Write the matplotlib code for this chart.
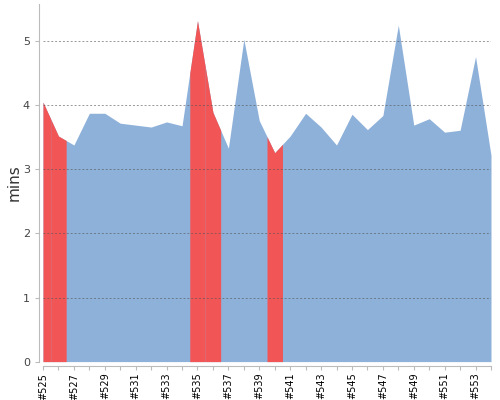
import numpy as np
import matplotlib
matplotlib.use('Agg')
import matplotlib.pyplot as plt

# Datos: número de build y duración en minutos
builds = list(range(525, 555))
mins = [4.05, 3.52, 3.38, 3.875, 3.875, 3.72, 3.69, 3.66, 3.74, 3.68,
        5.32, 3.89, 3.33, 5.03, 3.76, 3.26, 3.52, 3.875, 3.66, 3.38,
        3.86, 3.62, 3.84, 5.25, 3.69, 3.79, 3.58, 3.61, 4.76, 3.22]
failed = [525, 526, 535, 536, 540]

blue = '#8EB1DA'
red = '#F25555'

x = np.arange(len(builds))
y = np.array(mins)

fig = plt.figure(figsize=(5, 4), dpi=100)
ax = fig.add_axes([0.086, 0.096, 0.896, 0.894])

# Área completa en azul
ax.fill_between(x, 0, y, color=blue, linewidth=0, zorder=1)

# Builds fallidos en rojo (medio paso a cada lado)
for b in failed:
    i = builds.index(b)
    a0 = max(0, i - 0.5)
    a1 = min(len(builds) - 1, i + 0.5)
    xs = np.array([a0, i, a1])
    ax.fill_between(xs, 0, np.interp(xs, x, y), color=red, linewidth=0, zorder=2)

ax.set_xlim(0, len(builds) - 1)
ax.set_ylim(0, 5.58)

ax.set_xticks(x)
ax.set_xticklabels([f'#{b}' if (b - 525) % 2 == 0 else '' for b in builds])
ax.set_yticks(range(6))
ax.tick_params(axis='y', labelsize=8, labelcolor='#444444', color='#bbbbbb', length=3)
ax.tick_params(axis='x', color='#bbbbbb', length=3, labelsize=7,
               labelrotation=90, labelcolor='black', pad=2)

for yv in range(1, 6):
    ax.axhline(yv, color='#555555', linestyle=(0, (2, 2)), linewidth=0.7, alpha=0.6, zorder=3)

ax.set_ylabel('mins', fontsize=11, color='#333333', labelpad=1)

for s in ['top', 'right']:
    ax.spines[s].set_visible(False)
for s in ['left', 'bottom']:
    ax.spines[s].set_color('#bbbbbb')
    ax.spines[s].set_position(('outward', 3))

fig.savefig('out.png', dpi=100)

⁂

◆ **The request**: All of the data above should be transcribed verbatim, with pictures omitted.

◆ **Solution to this problem**:
Write the matplotlib code for this chart.
import numpy as np
import matplotlib
matplotlib.use('Agg')
import matplotlib.pyplot as plt

# Datos: número de build y duración en minutos
builds = list(range(525, 555))
mins = [4.05, 3.52, 3.38, 3.875, 3.875, 3.72, 3.69, 3.66, 3.74, 3.68,
        5.32, 3.89, 3.33, 5.03, 3.76, 3.26, 3.52, 3.875, 3.66, 3.38,
        3.86, 3.62, 3.84, 5.25, 3.69, 3.79, 3.58, 3.61, 4.76, 3.22]
failed = [525, 526, 535, 536, 540]

blue = '#8EB1DA'
red = '#F25555'

x = np.arange(len(builds))
y = np.array(mins)

fig = plt.figure(figsize=(5, 4), dpi=100)
ax = fig.add_axes([0.086, 0.096, 0.896, 0.894])

# Área completa en azul
ax.fill_between(x, 0, y, color=blue, linewidth=0, zorder=1)

# Builds fallidos en rojo (medio paso a cada lado)
for b in failed:
    i = builds.index(b)
    a0 = max(0, i - 0.5)
    a1 = min(len(builds) - 1, i + 0.5)
    xs = np.array([a0, i, a1])
    ax.fill_between(xs, 0, np.interp(xs, x, y), color=red, linewidth=0, zorder=2)

ax.set_xlim(0, len(builds) - 1)
ax.set_ylim(0, 5.58)

ax.set_xticks(x)
ax.set_xticklabels([f'#{b}' if (b - 525) % 2 == 0 else '' for b in builds])
ax.set_yticks(range(6))
ax.tick_params(axis='y', labelsize=8, labelcolor='#444444', color='#bbbbbb', length=3)
ax.tick_params(axis='x', color='#bbbbbb', length=3, labelsize=7,
               labelrotation=90, labelcolor='black', pad=2)

for yv in range(1, 6):
    ax.axhline(yv, color='#555555', linestyle=(0, (2, 2)), linewidth=0.7, alpha=0.6, zorder=3)

ax.set_ylabel('mins', fontsize=11, color='#333333', labelpad=1)

for s in ['top', 'right']:
    ax.spines[s].set_visible(False)
for s in ['left', 'bottom']:
    ax.spines[s].set_color('#bbbbbb')
    ax.spines[s].set_position(('outward', 3))

fig.savefig('out.png', dpi=100)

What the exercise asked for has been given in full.